- What the task requires:
Find the lines containing the word "code" and copy every one of them.

- Source material:
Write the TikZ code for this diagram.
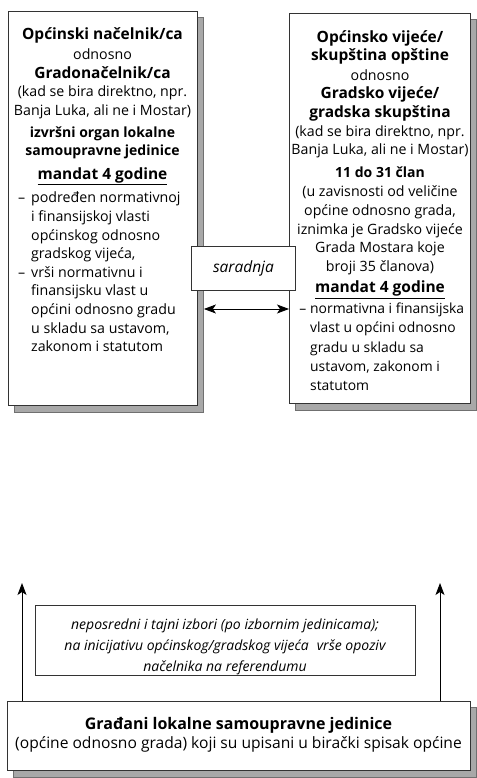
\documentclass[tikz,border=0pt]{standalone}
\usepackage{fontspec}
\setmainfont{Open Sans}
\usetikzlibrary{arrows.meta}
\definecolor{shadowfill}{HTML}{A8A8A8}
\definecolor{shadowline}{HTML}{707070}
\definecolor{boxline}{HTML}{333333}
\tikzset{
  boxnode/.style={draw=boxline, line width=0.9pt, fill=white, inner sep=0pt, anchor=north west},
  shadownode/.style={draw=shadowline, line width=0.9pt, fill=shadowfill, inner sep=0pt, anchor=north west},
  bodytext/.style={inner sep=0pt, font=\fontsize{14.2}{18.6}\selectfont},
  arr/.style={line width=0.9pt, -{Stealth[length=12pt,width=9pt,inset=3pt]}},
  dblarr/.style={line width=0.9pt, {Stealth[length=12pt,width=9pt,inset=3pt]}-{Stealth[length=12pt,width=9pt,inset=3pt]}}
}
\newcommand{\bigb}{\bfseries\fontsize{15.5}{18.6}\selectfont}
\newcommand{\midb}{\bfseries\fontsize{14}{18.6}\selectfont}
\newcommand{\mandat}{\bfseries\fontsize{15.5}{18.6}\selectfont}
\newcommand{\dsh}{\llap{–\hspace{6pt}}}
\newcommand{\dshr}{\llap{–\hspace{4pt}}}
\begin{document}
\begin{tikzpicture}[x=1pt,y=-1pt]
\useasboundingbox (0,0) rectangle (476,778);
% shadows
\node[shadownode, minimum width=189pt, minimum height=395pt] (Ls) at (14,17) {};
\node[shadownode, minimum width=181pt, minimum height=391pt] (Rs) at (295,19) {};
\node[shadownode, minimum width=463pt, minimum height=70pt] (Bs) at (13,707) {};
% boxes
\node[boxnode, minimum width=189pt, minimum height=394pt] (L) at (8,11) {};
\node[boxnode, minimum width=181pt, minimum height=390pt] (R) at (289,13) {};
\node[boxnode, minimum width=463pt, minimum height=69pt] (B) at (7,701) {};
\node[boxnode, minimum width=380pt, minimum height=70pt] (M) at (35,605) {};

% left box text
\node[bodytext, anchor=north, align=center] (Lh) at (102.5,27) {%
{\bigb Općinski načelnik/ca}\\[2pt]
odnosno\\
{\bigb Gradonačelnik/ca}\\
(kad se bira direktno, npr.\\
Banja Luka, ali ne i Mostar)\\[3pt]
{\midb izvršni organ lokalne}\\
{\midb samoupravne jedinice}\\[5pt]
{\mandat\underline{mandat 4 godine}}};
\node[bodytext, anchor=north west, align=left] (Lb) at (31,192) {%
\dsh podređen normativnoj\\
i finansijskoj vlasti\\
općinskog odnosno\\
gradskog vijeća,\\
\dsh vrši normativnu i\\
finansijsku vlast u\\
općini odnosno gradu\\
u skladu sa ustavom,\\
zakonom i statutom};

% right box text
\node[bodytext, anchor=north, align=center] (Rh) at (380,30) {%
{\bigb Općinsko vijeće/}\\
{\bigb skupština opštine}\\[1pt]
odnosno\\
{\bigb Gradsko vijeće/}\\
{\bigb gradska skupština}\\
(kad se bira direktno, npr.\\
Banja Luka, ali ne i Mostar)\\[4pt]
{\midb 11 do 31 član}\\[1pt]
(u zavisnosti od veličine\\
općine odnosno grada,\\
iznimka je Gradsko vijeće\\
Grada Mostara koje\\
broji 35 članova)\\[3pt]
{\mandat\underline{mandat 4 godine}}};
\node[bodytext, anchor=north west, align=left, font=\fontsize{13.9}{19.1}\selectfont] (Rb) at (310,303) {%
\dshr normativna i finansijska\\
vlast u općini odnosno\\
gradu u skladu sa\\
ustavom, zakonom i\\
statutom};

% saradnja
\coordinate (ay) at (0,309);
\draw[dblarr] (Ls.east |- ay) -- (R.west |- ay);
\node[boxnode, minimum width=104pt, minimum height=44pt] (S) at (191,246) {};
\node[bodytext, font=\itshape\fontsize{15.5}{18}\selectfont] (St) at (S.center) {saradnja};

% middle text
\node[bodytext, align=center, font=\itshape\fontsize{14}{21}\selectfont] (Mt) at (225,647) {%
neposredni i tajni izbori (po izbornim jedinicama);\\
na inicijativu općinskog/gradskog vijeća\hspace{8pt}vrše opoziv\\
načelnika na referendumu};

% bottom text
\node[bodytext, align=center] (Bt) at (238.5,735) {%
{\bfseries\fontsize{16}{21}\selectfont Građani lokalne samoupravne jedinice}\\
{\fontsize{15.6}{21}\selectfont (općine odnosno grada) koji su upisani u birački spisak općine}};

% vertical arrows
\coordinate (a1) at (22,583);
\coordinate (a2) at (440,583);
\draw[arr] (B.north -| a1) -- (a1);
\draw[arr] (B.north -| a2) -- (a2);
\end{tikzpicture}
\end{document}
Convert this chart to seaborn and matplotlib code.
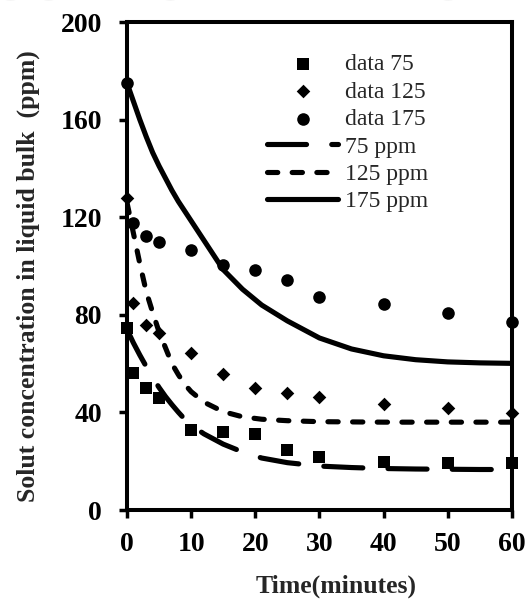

- Response for this exercise:
Write the TikZ code for this diagram.
Convert this chart to seaborn and matplotlib code.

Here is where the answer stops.